How to slow your racing mind down?

How to slow your racing mind down?

At the moment, millions of minds are racing.  It’s a very strange time as we navigate through our new normal.  Your mental wellbeing has never been more important.  To slow down, we need to get grounded.  You can use this free grounding meditation guide I made earlier this year.  Sometimes when you sit or lie down, you may notice that your mind is very noisy.  Perhaps you need to lie down longer and use some more tools.  I like to pick a couple of tunes that chill me out.  It’s also important to be self compassionate.  The fact you have a fast brain is a huge compliment.  You are active and no doubt achieving lots which is impressive.  But that can only last for so long before you are in danger of crashing.

When I got sick, my mind wasn’t just full with work.  It will full with everything.  Relationships and what needed to change or improve, inspiring friends, energy and my faith and how real it felt.  In many ways, I was super excited and felt like I was transforming at a fast rate.  When we make time to get still and open up our minds, these feelings are to be expected.  I was also confused and worried about some behaviours I couldn’t control that had an impact on my day to day life.  I flipped from a highly positive and loving lens to a scared and negative lens.  It all got too much and I stopped sleeping, which over time, made me very unwell.  As I had never experienced a mental illness, I didn’t know the warning signs.  A racing mind is always a warning sign.  One I will always manage going forward, because now I know that my mind can shut down and at an even faster rate than lockdown 2020.

 

As the Queen advised the nation last week, it’s great to have healthy routines such as prayer and/or meditation before bed or when you wake up.  I love breathing slowly in the shower and bath, driving with musis or going for a run to clear the mind and feel a sense of calm.  When we go through our day feeling grounded, we are more present which means that our conversations are more meaningful.  You can ground at any point in the day, it can often start by setting an intension.  Perhaps your intension is to listen harder and show empathy or to have a mindful walk during your lunch break.  I also try to ground myself during yoga and other forms of exercise.  Before lockdown, I attended some incredible yoga sessions which involved creative writing towards the end.  When we carry out activities that slow down our mind, we open up our hearts.  I loved hearing Andrew Johnson talk about this recently on my podcast.

I read recently about ‘tree bathing’.  A tree is naturally grounded and I adore spending time walking in the woods or a forrest.  I ensure I take the current allocated daily walk with the kids or run.

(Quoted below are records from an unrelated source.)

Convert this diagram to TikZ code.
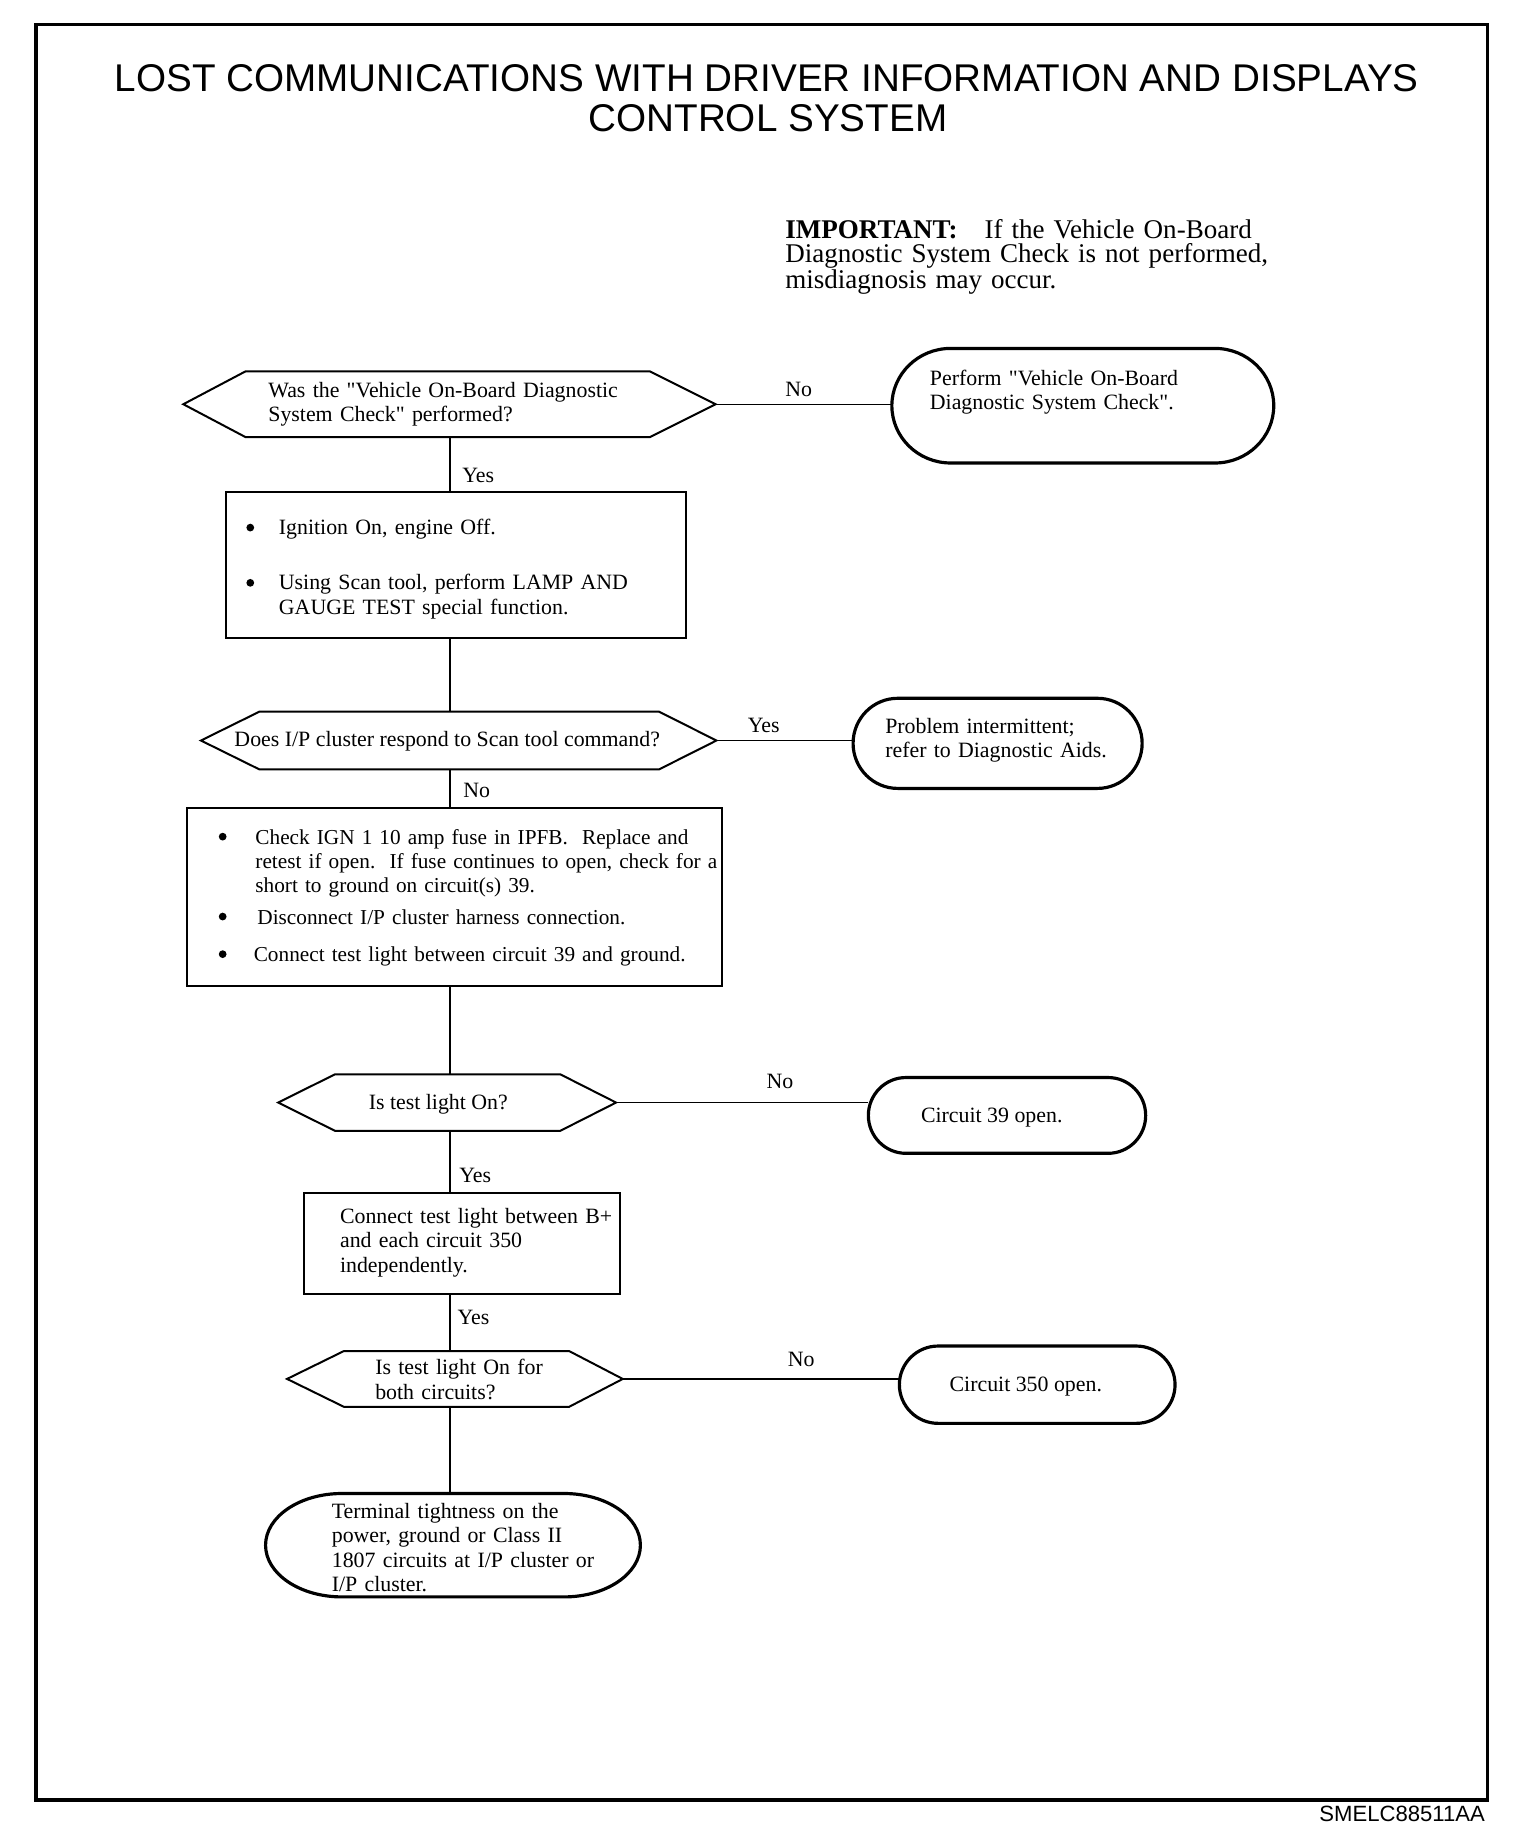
\documentclass[tikz,border=0pt]{standalone}
\usepackage{fontspec}
\setmainfont{Liberation Serif}[Ligatures=TeXOff]
\newfontfamily\titlefont{Liberation Sans}
\usetikzlibrary{calc}
\frenchspacing
\newcommand\bxfont{\fontsize{9.3}{10.4}\selectfont\frenchspacing}
\newcommand\bxsfont{\fontsize{9.05}{10.3}\selectfont\frenchspacing}
\newcommand\impfont{\fontsize{11.5}{10}\selectfont}
\newcommand\hexout[3]{\draw[hexline] (#1.west) -- ([xshift=#2]#1.north west) -- ([xshift=-#3]#1.north east) -- (#1.east) -- ([xshift=-#3]#1.south east) -- ([xshift=#2]#1.south west) -- cycle;}
\newcommand\termout[3]{\draw[termline] ([xshift=#2]#1.north west) -- ([xshift=-#2]#1.north east) arc[start angle=90, end angle=-90, x radius=#2, y radius=#3] -- ([xshift=#2]#1.south west) arc[start angle=270, end angle=90, x radius=#2, y radius=#3] -- cycle;}
\tikzset{
  shapebox/.style={inner sep=0pt, outer sep=0pt, draw=none},
  boxnode/.style={inner sep=0pt, outer sep=0pt, draw, line width=0.9pt},
  hexline/.style={line width=0.85pt, line join=miter},
  termline/.style={line width=1.35pt},
  conn/.style={line width=0.6pt},
  frameline/.style={line width=1.5pt},
  txt/.style={font=\bxfont, inner sep=0pt, anchor=base west, align=left, text width=260pt},
  stxt/.style={font=\bxsfont, inner sep=0pt, anchor=base west, align=left, text width=260pt},
  ctxt/.style={font=\bxfont, inner sep=0pt, anchor=base},
  lbl/.style={font=\bxfont, inner sep=0pt, anchor=base west},
  bul/.style={circle, fill, inner sep=0pt, minimum size=3.3pt},
}
\begin{document}
\begin{tikzpicture}[x=0.5pt, y=-0.5pt]
\useasboundingbox (0,0) rectangle (1294,1571);
\draw[frameline] (30.5,21) rectangle (1266,1532);

% title
\node[font=\titlefont\fontsize{16.45}{16.7}\selectfont, inner sep=0pt, anchor=base] (title1) at (652.5,78) {LOST COMMUNICATIONS WITH DRIVER INFORMATION AND DISPLAYS};
\node[font=\titlefont\fontsize{16.45}{16.7}\selectfont, inner sep=0pt, anchor=base] (title2) at (653.5,112) {CONTROL SYSTEM};

% important note
\node[font=\impfont, inner sep=0pt, anchor=base west, align=left, text width=300pt] (imp) at (668,203) {\textbf{IMPORTANT:}\quad If the Vehicle On-Board\\Diagnostic System Check is not performed,\\misdiagnosis may occur.};

\coordinate (spine) at (383,0);

% decision 1
\node[shapebox, minimum width=226.5pt, minimum height=28pt] (d1) at (382.5,344) {};
\hexout{d1}{26.5pt}{28pt}
\node[txt] (d1t) at (228,338) {Was the "Vehicle On-Board Diagnostic\\System Check" performed?};

% terminal 1
\node[shapebox, minimum width=162.5pt, minimum height=48.75pt] (t1) at (921.5,345.25) {};
\termout{t1}{25pt}{24.375pt}
\node[txt] (t1t) at (791,328) {Perform "Vehicle On-Board\\Diagnostic System Check".};

% box 1
\node[boxnode, minimum width=195.8pt, minimum height=62pt] (b1) at (387.8,481) {};
\node[bul] (b1u1) at (213,449) {};
\node[txt] (b1t1) at (237,455) {Ignition On, engine Off.};
\node[bul] (b1u2) at (213,496) {};
\node[txt] (b1t2) at (237,502) {Using Scan tool, perform LAMP AND\\GAUGE TEST special function.};

% decision 2
\node[shapebox, minimum width=219.35pt, minimum height=24.5pt] (d2) at (390.35,630.2) {};
\hexout{d2}{24.8pt}{24.35pt}
\node[ctxt] (d2t) at (380.6,635.5) {Does I/P cluster respond to Scan tool command?};

% terminal 2
\node[shapebox, minimum width=123pt, minimum height=38.35pt] (t2) at (849,632.6) {};
\termout{t2}{19pt}{19.175pt}
\node[txt] (t2t) at (753,624) {Problem intermittent;\\refer to Diagnostic Aids.};

% box 2
\node[boxnode, minimum width=227.75pt, minimum height=75.8pt] (b2) at (386.75,763.2) {};
\node[bul] (b2u1) at (189.5,712) {};
\node[stxt] (b2t1) at (217,718.5) {Check IGN 1 10 amp fuse in IPFB.\ \ Replace and\\retest if open.\ \ If fuse continues to open, check for a\\short to ground on circuit(s) 39.};
\node[bul] (b2u2) at (189.5,780) {};
\node[stxt] (b2t2) at (218.7,786.5) {Disconnect I/P cluster harness connection.};
\node[bul] (b2u3) at (189.5,812) {};
\node[stxt] (b2t3) at (215.6,818.6) {Connect test light between circuit 39 and ground.};

% decision 3
\node[shapebox, minimum width=143.8pt, minimum height=24pt] (d3) at (380.5,938.3) {};
\hexout{d3}{24.15pt}{23.7pt}
\node[ctxt] (d3t) at (373,944.5) {Is test light On?};

% terminal 3
\node[shapebox, minimum width=118pt, minimum height=32.25pt] (t3) at (857,949.25) {};
\termout{t3}{16pt}{16.125pt}
\node[ctxt] (t3t) at (844,955) {Circuit 39 open.};

% box 3
\node[boxnode, minimum width=134.8pt, minimum height=42.85pt] (b3) at (393.2,1058.45) {};
\node[txt] (b3t) at (289,1041) {Connect test light between B+\\and each circuit 350\\independently.};

% decision 4
\node[shapebox, minimum width=142.85pt, minimum height=23.7pt] (d4) at (387.15,1173.5) {};
\hexout{d4}{24.15pt}{22.8pt}
\node[txt] (d4t) at (319,1170) {Is test light On for\\both circuits?};

% terminal 4
\node[shapebox, minimum width=117.3pt, minimum height=32.9pt] (t4) at (882.7,1178.4) {};
\termout{t4}{16.5pt}{16.45pt}
\node[ctxt] (t4t) at (873,1184.5) {Circuit 350 open.};

% terminal 5
\node[shapebox, minimum width=159.5pt, minimum height=44pt] (t5) at (385.5,1315) {};
\termout{t5}{32.5pt}{22pt}
\node[txt] (t5t) at (282,1292) {Terminal tightness on the\\power, ground or Class II\\1807 circuits at I/P cluster or\\I/P cluster.};

% connectors
\draw[conn] (d1.south -| spine) -- (b1.north -| spine);
\draw[conn] (b1.south -| spine) -- (d2.north -| spine);
\draw[conn] (d2.south -| spine) -- (b2.north -| spine);
\draw[conn] (b2.south -| spine) -- (d3.north -| spine);
\draw[conn] (d3.south -| spine) -- (b3.north -| spine);
\draw[conn] (b3.south -| spine) -- (d4.north -| spine);
\draw[conn] (d4.south -| spine) -- (t5.north -| spine);
\draw[conn] (d1.east) -- (d1.east -| t1.west);
\draw[conn] (d2.east) -- (d2.east -| t2.west);
\draw[conn] (d3.east) -- (d3.east -| t3.west);
\draw[conn] (d4.east) -- (d4.east -| t4.west);

% labels
\node[lbl] (l1) at (668,337) {No};
\node[lbl] (l2) at (393,411) {Yes};
\node[lbl] (l3) at (636,623) {Yes};
\node[lbl] (l4) at (394,679) {No};
\node[lbl] (l5) at (652,926) {No};
\node[lbl] (l6) at (390.5,1006) {Yes};
\node[lbl] (l7) at (389,1127) {Yes};
\node[lbl] (l8) at (670,1163) {No};

\node[font=\titlefont\fontsize{9.4}{10}\selectfont, inner sep=0pt, anchor=base east] (code) at (1264,1550) {SMELC88511AA};
\end{tikzpicture}
\end{document}
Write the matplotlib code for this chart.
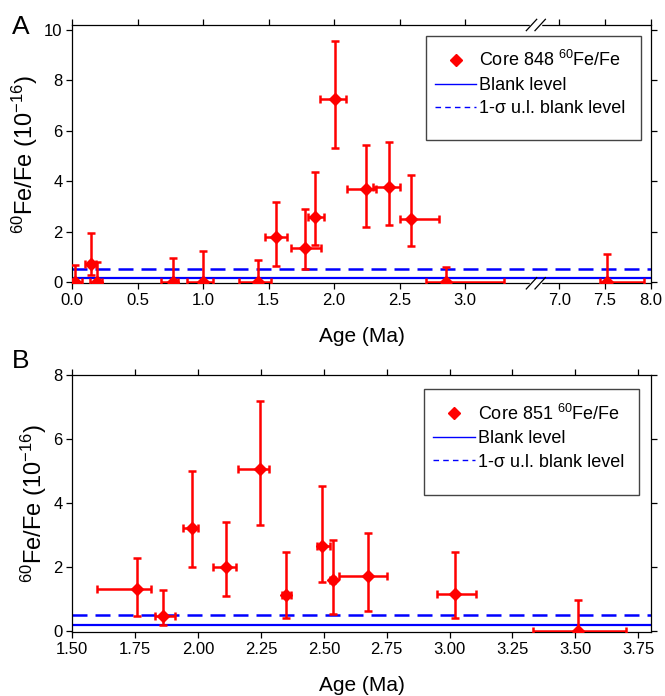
import numpy as np
import matplotlib
matplotlib.use('Agg')
import matplotlib.pyplot as plt
from matplotlib.patches import Rectangle
from matplotlib.lines import Line2D

plt.rcParams['font.family'] = ['Liberation Sans', 'DejaVu Sans']
plt.rcParams['mathtext.fontset'] = 'custom'
plt.rcParams['mathtext.rm'] = 'Liberation Sans'
plt.rcParams['mathtext.it'] = 'Liberation Sans'

# core 848 (panel A)
age_a = [0.02, 0.14, 0.186, 0.766, 0.995, 1.42, 1.553, 1.779, 1.855, 2.01,
         2.242, 2.42, 2.59, 2.853, 7.52]
age_a_lo = [-0.005, 0.10, 0.135, 0.68, 0.873, 1.275, 1.47, 1.67, 1.80, 1.89,
            2.10, 2.30, 2.50, 2.70, 7.44]
age_a_hi = [0.072, 0.18, 0.224, 0.81, 1.076, 1.515, 1.637, 1.90, 1.92, 2.087,
            2.318, 2.50, 2.80, 3.30, 7.93]
fe_a = [0, 0.71, 0, 0, 0, 0, 1.8, 1.37, 2.58, 7.27, 3.68, 3.78, 2.49, 0, 0]
fe_a_lo = [0, 0.28, 0, 0, 0, 0, 0.64, 0.51, 1.46, 5.32, 2.20, 2.26, 1.43, 0, 0]
fe_a_hi = [0.7, 1.96, 0.82, 0.96, 1.24, 0.87, 3.19, 2.91, 4.37, 9.57, 5.43,
           5.58, 4.24, 0.59, 1.13]

# core 851 (panel B)
age_b = [1.759, 1.86, 1.975, 2.11, 2.245, 2.351, 2.494, 2.535, 2.674, 3.023, 3.51]
age_b_lo = [1.60, 1.828, 1.942, 2.059, 2.158, 2.334, 2.473, 2.525, 2.559, 2.951, 3.331]
age_b_hi = [1.812, 1.91, 2.0, 2.152, 2.282, 2.37, 2.523, 2.545, 2.75, 3.103, 3.703]
fe_b = [1.30, 0.47, 3.22, 1.99, 5.06, 1.14, 2.65, 1.61, 1.71, 1.15, 0.0]
fe_b_lo = [0.47, 0.18, 2.01, 1.11, 3.30, 0.42, 1.53, 0.54, 0.62, 0.42, 0.0]
fe_b_hi = [2.29, 1.27, 5.0, 3.41, 7.18, 2.48, 4.54, 2.84, 3.06, 2.48, 0.98]

blank = 0.18
blank_ul = 0.51

ticks_a = [0.0, 0.5, 1.0, 1.5, 2.0, 2.5, 3.0, 7.0, 7.5, 8.0]
ticks_b = [1.50, 1.75, 2.00, 2.25, 2.50, 2.75, 3.00, 3.25, 3.50, 3.75]

# broken axis for panel A
b1, b2, r, eps = 3.54, 6.75, 0.70, 1e-3


def fwd(x):
    x = np.asarray(x, dtype=float)
    gap = b1 + (b2 - b1) * eps
    return np.where(x <= b1, x,
                    np.where(x >= b2, gap + (x - b2) * r, b1 + (x - b1) * eps))


def inv(y):
    y = np.asarray(y, dtype=float)
    gap = b1 + (b2 - b1) * eps
    return np.where(y <= b1, y,
                    np.where(y >= gap, b2 + (y - gap) / r, b1 + (y - b1) / eps))


def asym(v, lo, hi):
    v = np.asarray(v); return [v - np.asarray(lo), np.asarray(hi) - v]


def style(ax):
    ax.tick_params(direction='out', length=4, width=0.9, labelsize=12,
                   top=True, right=True, pad=3)
    for s in ax.spines.values():
        s.set_linewidth(0.9)


def draw(ax, x, xlo, xhi, y, ylo, yhi, core, box):
    ax.errorbar(x, y, xerr=asym(x, xlo, xhi), yerr=asym(y, ylo, yhi),
                fmt='D', color='#ff0000', ms=6.5, elinewidth=1.8, capsize=3,
                capthick=1.8, zorder=3)
    ax.axhline(blank, color='#0000ff', lw=1.6, zorder=2)
    ax.axhline(blank_ul, color='#0000ff', lw=1.8, ls=(0, (6, 3.2)), zorder=2)
    x0, y0, x1, y1 = box
    ax.add_patch(Rectangle((x0, y0), x1 - x0, y1 - y0, transform=ax.transAxes,
                           fill=False, edgecolor='#444444', lw=1.0, zorder=5))
    handles = [Line2D([], [], ls='none', marker='D', color='#ff0000', ms=6.5),
               Line2D([], [], color='#0000ff', lw=1.0),
               Line2D([], [], color='#0000ff', lw=1.0, ls=(0, (4, 3)))]
    labels = ['Core %s $^{60}$Fe/Fe' % core, 'Blank level', '1-\u03c3 u.l. blank level']
    ax.legend(handles, labels, loc='upper left', bbox_to_anchor=(x0, y1 - 0.02),
              frameon=False, fontsize=13, handlelength=2.3, handletextpad=0.15,
              labelspacing=0.36, borderaxespad=0.2, borderpad=0.3)
    ax.set_xlabel('Age (Ma)', fontsize=15, labelpad=14)
    ax.set_ylabel('$^{60}$Fe/Fe (10$^{-16}$)', fontsize=17, labelpad=3)


fig = plt.figure(figsize=(6.65, 6.96), dpi=100)
ax_a = fig.add_axes([0.1087, 0.593, 0.87, 0.3711])
ax_b = fig.add_axes([0.1087, 0.0915, 0.87, 0.3697])

# panel A
ax_a.set_xscale('function', functions=(fwd, inv))
draw(ax_a, age_a, age_a_lo, age_a_hi, fe_a, fe_a_lo, fe_a_hi, '848',
     (0.611, 0.555, 0.983, 0.957))
ax_a.set_xlim(0, 8.0)
ax_a.set_ylim(-0.04, 10.2)
ax_a.set_xticks(ticks_a)
ax_a.set_xticklabels(['%.1f' % t for t in ticks_a])
ax_a.set_yticks([0, 2, 4, 6, 8, 10])
ax_a.minorticks_off()
style(ax_a)

# break marks
fx = ax_a.transAxes.inverted().transform(ax_a.transData.transform((b1, 0)))[0]
dx, dy, sep = 0.009, 0.022, 0.0075
for yy in (0, 1):
    ax_a.plot([fx - sep, fx + sep], [yy, yy], color='white', lw=2.5,
              transform=ax_a.transAxes, clip_on=False, zorder=6)
    for off in (-sep, sep):
        ax_a.plot([fx + off - dx, fx + off + dx], [yy - dy, yy + dy], color='black',
                  lw=0.9, transform=ax_a.transAxes, clip_on=False, zorder=7)

# panel B
draw(ax_b, age_b, age_b_lo, age_b_hi, fe_b, fe_b_lo, fe_b_hi, '851',
     (0.6086, 0.534, 0.98, 0.944))
ax_b.set_xlim(1.5, 3.8)
ax_b.set_ylim(-0.04, 8)
ax_b.set_xticks(ticks_b)
ax_b.set_xticklabels(['%.2f' % t for t in ticks_b])
ax_b.set_yticks([0, 2, 4, 6, 8])
style(ax_b)

fig.text(0.018, 0.9605, 'A', fontsize=19, va='center', ha='left')
fig.text(0.018, 0.481, 'B', fontsize=19, va='center', ha='left')

fig.savefig('out.png', dpi=100)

I always feel refreshed with a slower mind after this, of course it is better to leave the phones at home.  I love making vlogs when I am out and about, but try and leave my phone home 80% of the time.  I also have a new rule, no screens in my bedroom after 7pm at night.  My sleeping has improved dramatically, almost too much zzzzzz.

There are lots of things that can trigger your mind.  For me, at the moment, it is feelings of guilt and confusion that come in and out from the period I was unwell and not myself.  The nurses remind me that my words and actions then were not Jojo Fraser, they were an illness.  Journaling helps me process and dump the stuff that no longer serves me.  As do long snuggles with my kids and sitting in the hot tub, gazing at the sky.  Find your things and make them a priority.  I spoke on BBC radio yesterday about how we need to switch off the constant news alerts and switch on some trash cough love is blind on netflix does the job.  We all need a little bit of distraction.  Take it.